╭─ RECORDS SUPPLIED

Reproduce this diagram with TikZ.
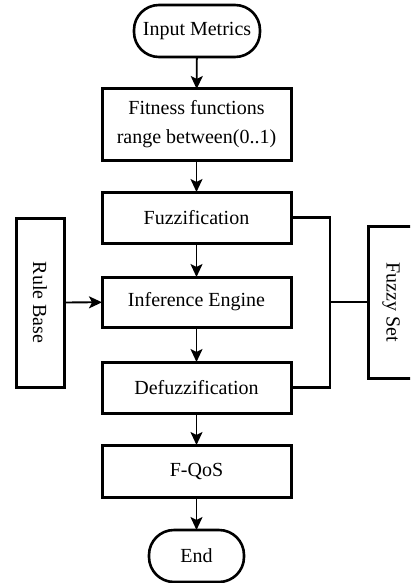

╰─
╭─ RECORDS SUPPLIED

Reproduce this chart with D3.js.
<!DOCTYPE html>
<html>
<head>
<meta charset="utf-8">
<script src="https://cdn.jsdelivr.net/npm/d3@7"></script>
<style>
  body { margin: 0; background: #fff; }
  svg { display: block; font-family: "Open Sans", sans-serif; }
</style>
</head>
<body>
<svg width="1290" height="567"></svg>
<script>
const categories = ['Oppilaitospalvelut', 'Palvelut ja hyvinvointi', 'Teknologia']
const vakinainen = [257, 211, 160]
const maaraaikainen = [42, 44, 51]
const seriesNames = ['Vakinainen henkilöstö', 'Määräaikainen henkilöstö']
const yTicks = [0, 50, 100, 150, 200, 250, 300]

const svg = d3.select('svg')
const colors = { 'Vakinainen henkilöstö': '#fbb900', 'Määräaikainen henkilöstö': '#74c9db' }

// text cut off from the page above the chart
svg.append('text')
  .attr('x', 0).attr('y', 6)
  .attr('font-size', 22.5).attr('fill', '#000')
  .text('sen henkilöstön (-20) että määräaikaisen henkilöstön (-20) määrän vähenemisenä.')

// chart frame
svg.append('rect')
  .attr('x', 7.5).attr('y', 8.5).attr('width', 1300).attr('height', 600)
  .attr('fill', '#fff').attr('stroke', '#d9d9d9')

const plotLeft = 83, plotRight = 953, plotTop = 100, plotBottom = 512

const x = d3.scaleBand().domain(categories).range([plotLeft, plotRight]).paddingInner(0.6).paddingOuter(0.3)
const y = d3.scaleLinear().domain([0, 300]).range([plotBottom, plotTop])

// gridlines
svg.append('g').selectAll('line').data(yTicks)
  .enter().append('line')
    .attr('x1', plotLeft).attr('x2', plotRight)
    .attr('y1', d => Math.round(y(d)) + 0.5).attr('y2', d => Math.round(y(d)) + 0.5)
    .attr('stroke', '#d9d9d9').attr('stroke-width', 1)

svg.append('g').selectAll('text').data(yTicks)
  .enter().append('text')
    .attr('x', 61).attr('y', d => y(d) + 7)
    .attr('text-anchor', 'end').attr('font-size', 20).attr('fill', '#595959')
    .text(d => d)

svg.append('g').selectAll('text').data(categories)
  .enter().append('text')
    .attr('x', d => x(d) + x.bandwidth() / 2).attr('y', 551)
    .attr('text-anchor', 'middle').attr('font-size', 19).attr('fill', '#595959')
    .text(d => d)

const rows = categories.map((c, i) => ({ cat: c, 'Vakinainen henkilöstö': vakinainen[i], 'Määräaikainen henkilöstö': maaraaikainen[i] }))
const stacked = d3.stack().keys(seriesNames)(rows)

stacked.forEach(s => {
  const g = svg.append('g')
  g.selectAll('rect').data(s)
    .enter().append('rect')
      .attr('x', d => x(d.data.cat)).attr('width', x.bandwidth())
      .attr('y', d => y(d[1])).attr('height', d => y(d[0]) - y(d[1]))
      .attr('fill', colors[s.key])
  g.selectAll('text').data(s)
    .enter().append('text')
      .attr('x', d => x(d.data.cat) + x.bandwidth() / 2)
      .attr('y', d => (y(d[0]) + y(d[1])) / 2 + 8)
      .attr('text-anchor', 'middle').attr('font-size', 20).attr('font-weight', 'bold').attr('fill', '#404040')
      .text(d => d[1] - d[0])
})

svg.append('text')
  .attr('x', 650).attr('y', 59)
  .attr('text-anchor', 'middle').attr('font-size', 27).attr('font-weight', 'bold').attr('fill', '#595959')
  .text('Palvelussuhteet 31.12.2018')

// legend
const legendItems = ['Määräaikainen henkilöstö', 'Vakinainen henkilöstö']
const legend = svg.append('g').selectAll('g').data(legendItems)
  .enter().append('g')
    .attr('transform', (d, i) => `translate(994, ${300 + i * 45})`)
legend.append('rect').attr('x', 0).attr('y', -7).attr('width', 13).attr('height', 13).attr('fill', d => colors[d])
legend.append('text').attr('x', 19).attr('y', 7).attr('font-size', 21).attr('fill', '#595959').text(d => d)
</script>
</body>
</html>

╰─
╭─ RECORDS SUPPLIED

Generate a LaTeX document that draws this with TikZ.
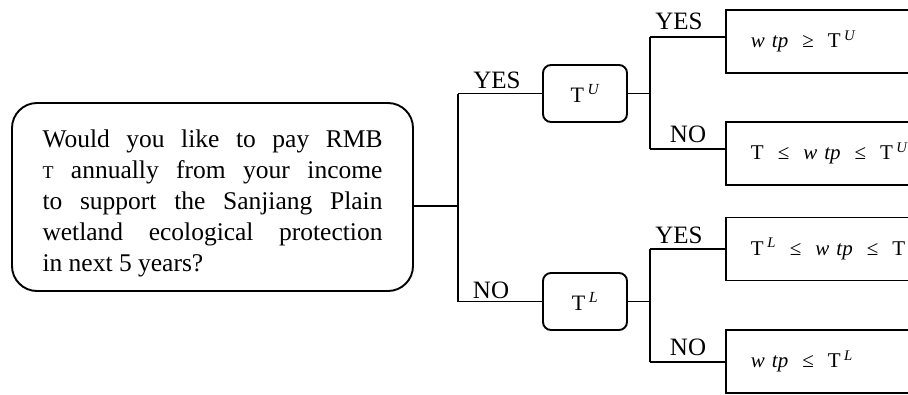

╰─

_AIM_
Every line containing the string "Reproduce" must be listed.

_WRITTEN SOLUTION_
Reproduce this diagram with TikZ.
Reproduce this chart with D3.js.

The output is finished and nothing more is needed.